Reported at [2009] 1 Qd R 127

Glenwood Homes Pty Ltd v Eberhard[2008] QSC 192

Reported at [2009] 1 Qd R 127

 

 

SUPREME COURT OF QUEENSLAND

  

PARTIES:

FILE NO/S:

Trial Division

PROCEEDING:

Application

ORIGINATING COURT:

DELIVERED ON:

28 August 2008

DELIVERED AT:

Brisbane

HEARING DATE:

21 August 2008

JUDGE:

Dutney J

ORDER:

That Graham John Robinson be appointed as costs assessor to make a default assessment of the costs payable by the second defendant to the plaintiff pursuant to the order of the Honourable Justice Byrne made 4 June 2008.

CATCHWORDS:

PROCEDURE – COSTS – RECOVERY OF COSTS – where application by plaintiff under r 708 of the Uniform Civil Procedure Rules – where originally ordered that defendants and the third party pay the plaintiffs costs of the application – where parties against whom the order was made were represented by a single firm of solicitors – where cost statement served – where first and third defendants and the third party filed notice of objection – where plaintiff seeks default costs assessment pursuant to r 708 – whether first and third defendants jointly and severally liable for default costs assessment made against second defendant

Uniform Civil Procedure Rules, r 708

Baxter v Obacelo Pty Ltd (2001) 205 CLR 635, referred to

Probiotec Ltd v The University of Melbourne [2008] FCAFC 5, referred to

Thompson v Australian Capital Television Pty Ltd (1996) 186 CLR 574, referred to

COUNSEL:

T Matthews for the plaintiff

No appearance for the defendants, third and fourth parties

SOLICITORS:

Boulton Cleary & Kern for the plaintiff

No appearance for the defendants, third and fourth parties

[1] The plaintiff in the action filed an application under r 708 of the Uniform Civil Procedure Rules (“UCPR”) seeking a default costs assessment against the second defendant.

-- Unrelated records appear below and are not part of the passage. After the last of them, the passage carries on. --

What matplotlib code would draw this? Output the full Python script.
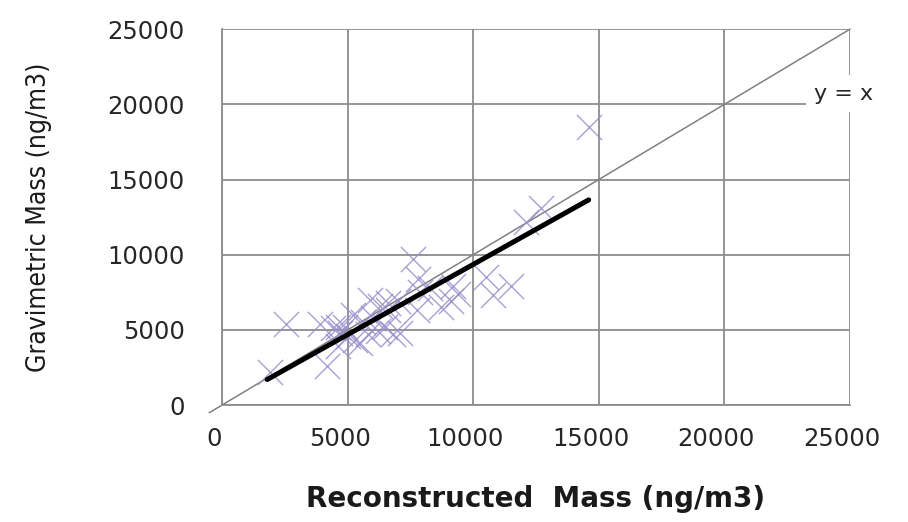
import numpy as np
import matplotlib
matplotlib.use("Agg")
import matplotlib.pyplot as plt
import matplotlib.transforms as mtransforms

# reconstructed vs gravimetric mass, ng/m3
recon = [1900, 2550, 4200, 3900, 4400, 4600, 4700, 4900, 5000, 5300, 5500,
         5800, 6200, 6000, 6300, 6600, 6800, 7000, 5600, 4600, 6500, 5900,
         6600, 7100, 7750, 7600, 7800, 7900, 8700, 9100, 9400, 8300, 10800,
         11500, 10500, 9200, 12100, 12700, 14600, 5200]
grav = [2200, 5400, 2600, 5400, 5100, 5200, 4800, 5200, 4600, 4300, 4100,
        4700, 4900, 5800, 6600, 6300, 4700, 6900, 5500, 3900, 5200, 7000,
        6800, 4800, 6300, 9700, 8400, 7500, 6500, 6900, 7400, 7800, 7300,
        7900, 8500, 7900, 12200, 13100, 18500, 6000]

# regression line end points
fit_x = [1800, 14600]
fit_y = [1700, 13650]

ticks = [0, 5000, 10000, 15000, 20000, 25000]

fig = plt.figure(figsize=(9.08, 5.22), dpi=100)
ax = fig.add_axes([0.2445, 0.224, 0.6915, 0.72])

ax.set_xlim(0, 25000)
ax.set_ylim(0, 25000)
ax.set_xticks(ticks)
ax.set_yticks(ticks)
ax.grid(True, color="#8c8c8c", linewidth=1.3)
ax.set_axisbelow(True)
for side in ["top", "right"]:
    ax.spines[side].set_visible(False)
for side in ["left", "bottom"]:
    ax.spines[side].set_color("#8c8c8c")
    ax.spines[side].set_linewidth(1.3)
ax.tick_params(length=0, labelsize=17.5, colors="#262626")
ax.tick_params(axis="x", pad=16)
ax.tick_params(axis="y", pad=27)

# x tick labels sit a bit left of their gridlines in the original
shift = mtransforms.ScaledTranslation(-8 / 100, 0, fig.dpi_scale_trans)
for lab in ax.get_xticklabels():
    lab.set_transform(lab.get_transform() + shift)

# 1:1 line
ax.plot([-500, 25000], [-500, 25000], color="#808080", linewidth=1.1,
        clip_on=False, zorder=2)
ax.text(24750, 20700, "y = x", fontsize=16, color="#262626",
        ha="center", va="center", zorder=5,
        bbox=dict(facecolor="white", edgecolor="none", pad=6))

ax.scatter(recon, grav, marker="x", s=330, linewidths=1.0,
           color="#9a8fcc", alpha=0.85, zorder=3)
ax.plot(fit_x, fit_y, color="black", linewidth=3.6,
        solid_capstyle="round", zorder=4)

ax.set_xlabel("Reconstructed  Mass (ng/m3)", fontsize=20, fontweight="bold",
              color="#1a1a1a", labelpad=24)
ax.set_ylabel("Gravimetric Mass (ng/m3)", fontsize=19, color="#1a1a1a",
              family="DejaVu Sans", fontstretch="condensed", labelpad=40)

fig.savefig("out.png", dpi=100)
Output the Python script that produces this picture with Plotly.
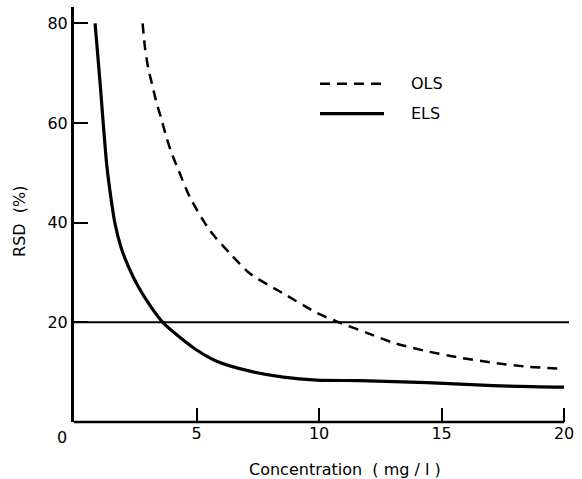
import plotly.graph_objects as go

# Data
ols_x = [2.80, 2.90, 3.03, 3.21, 3.37, 3.58, 3.78, 3.99, 4.26, 4.73, 5.55, 6.37, 7.18,
         8.54, 9.91, 10.86, 11.95, 13.03, 14.40, 15.76, 17.11, 18.48, 19.9]
ols_y = [80.0, 75.0, 71.0, 67.3, 64.0, 60.6, 57.0, 53.9, 50.6, 45.1, 38.4, 33.8, 29.8,
         25.8, 21.9, 19.9, 17.9, 15.9, 14.2, 12.9, 11.9, 11.1, 10.7]

els_x = [0.86, 1.06, 1.20, 1.33, 1.50, 1.67, 1.91, 2.22, 2.62, 3.17, 3.64, 4.87, 5.82,
         7.18, 8.54, 9.91, 11.67, 14.4, 17.11, 20.0]
els_y = [80.0, 68.3, 59.5, 51.9, 45.2, 39.9, 35.2, 31.2, 27.2, 22.9, 19.9, 14.9, 12.2,
         10.2, 9.0, 8.4, 8.3, 7.9, 7.3, 7.0]

ref_level = 20
ref_x = [0, 20.2]

x_ticks = [5, 10, 15, 20]
y_ticks = [20, 40, 60, 80]

legend_names = ["OLS", "ELS"]

FONT = "DejaVu Sans"
FS = 16
fig = go.Figure()

fig.add_trace(go.Scatter(x=ref_x, y=[ref_level, ref_level], mode="lines",
                         line=dict(color="black", width=2), showlegend=False,
                         hoverinfo="skip"))
fig.add_trace(go.Scatter(x=ols_x, y=ols_y, mode="lines", name="OLS",
                         line=dict(color="black", width=2.5, dash="10px,7px",
                                   shape="spline", smoothing=0.7),
                         showlegend=False))
fig.add_trace(go.Scatter(x=els_x, y=els_y, mode="lines", name="ELS",
                         line=dict(color="black", width=3.2, shape="spline", smoothing=0.7),
                         showlegend=False))

# x-axis baseline from 0 to 20
fig.add_shape(type="line", xref="x", yref="paper", x0=0, x1=20, y0=0, y1=0,
              line=dict(color="black", width=2.5))

# legend drawn manually
leg_y = [0.815, 0.743]
dashes = ["10px,7px", "solid"]
widths = [2.5, 3.2]
for name, ly, d, w in zip(legend_names, leg_y, dashes, widths):
    fig.add_shape(type="line", xref="paper", yref="paper",
                  x0=(320 - 74) / 495, x1=(384 - 74) / 495, y0=ly, y1=ly,
                  line=dict(color="black", width=w, dash=d))
    fig.add_annotation(xref="paper", yref="paper", x=(409 - 74) / 495, y=ly,
                       text=name, showarrow=False, xanchor="left", yanchor="middle",
                       font=dict(family=FONT, size=FS, color="black"))

# origin "0" label
fig.add_annotation(xref="x", yref="y", x=0, y=0, text="0", showarrow=False,
                   xshift=-12, yshift=-15, xanchor="center", yanchor="middle",
                   font=dict(family=FONT, size=FS, color="black"))

# axis titles
fig.add_annotation(xref="paper", yref="paper", x=(345 - 74) / 495, y=0, yshift=-47,
                   text="Concentration  ( mg / l )", showarrow=False,
                   xanchor="center", yanchor="middle",
                   font=dict(family=FONT, size=FS, color="black"))
fig.add_annotation(xref="paper", yref="paper", x=0, xshift=-54, y=0.482,
                   text="RSD  (%)", showarrow=False, textangle=-90,
                   xanchor="center", yanchor="middle",
                   font=dict(family=FONT, size=FS, color="black"))

fig.update_xaxes(range=[0, 20.2], tickvals=x_ticks, ticktext=[str(v) for v in x_ticks],
                 ticks="inside", ticklen=14, tickwidth=2, tickcolor="black",
                 showline=False, showgrid=False, zeroline=False,
                 tickfont=dict(family=FONT, size=FS, color="black"))
fig.update_yaxes(range=[0, 83.3], tickvals=y_ticks, ticktext=[str(v) for v in y_ticks],
                 ticks="inside", ticklen=14, tickwidth=2, tickcolor="black",
                 showline=True, linecolor="black", linewidth=3,
                 showgrid=False, zeroline=False,
                 tickfont=dict(family=FONT, size=FS, color="black"))

fig.update_layout(width=582, height=479, margin=dict(l=74, r=13, t=7, b=57),
                  paper_bgcolor="white", plot_bgcolor="white", showlegend=False)

fig.write_html("out.html", config={"displayModeBar": False},
               post_script="document.body.style.margin='0';document.body.style.overflow='hidden';")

[2] On 4 June 2008 Byrne SJA made an order that the defendants and the third party pay the plaintiffs costs of the application before him to be assessed on the standard basis. A cost statement was prepared and served on the three defendants at their address for service on 10 June 2008. Under rule 706 of the UCPR, any objections by the parties liable to pay the costs were required to be filed and served on or before 1 July 2008.

[3] On 24 June 2008 the first and third defendants and the third party filed a notice of change of solicitor and on the following day the plaintiff’s solicitor received a notice of objection to the plaintiff’s costs statement on behalf of those parties. 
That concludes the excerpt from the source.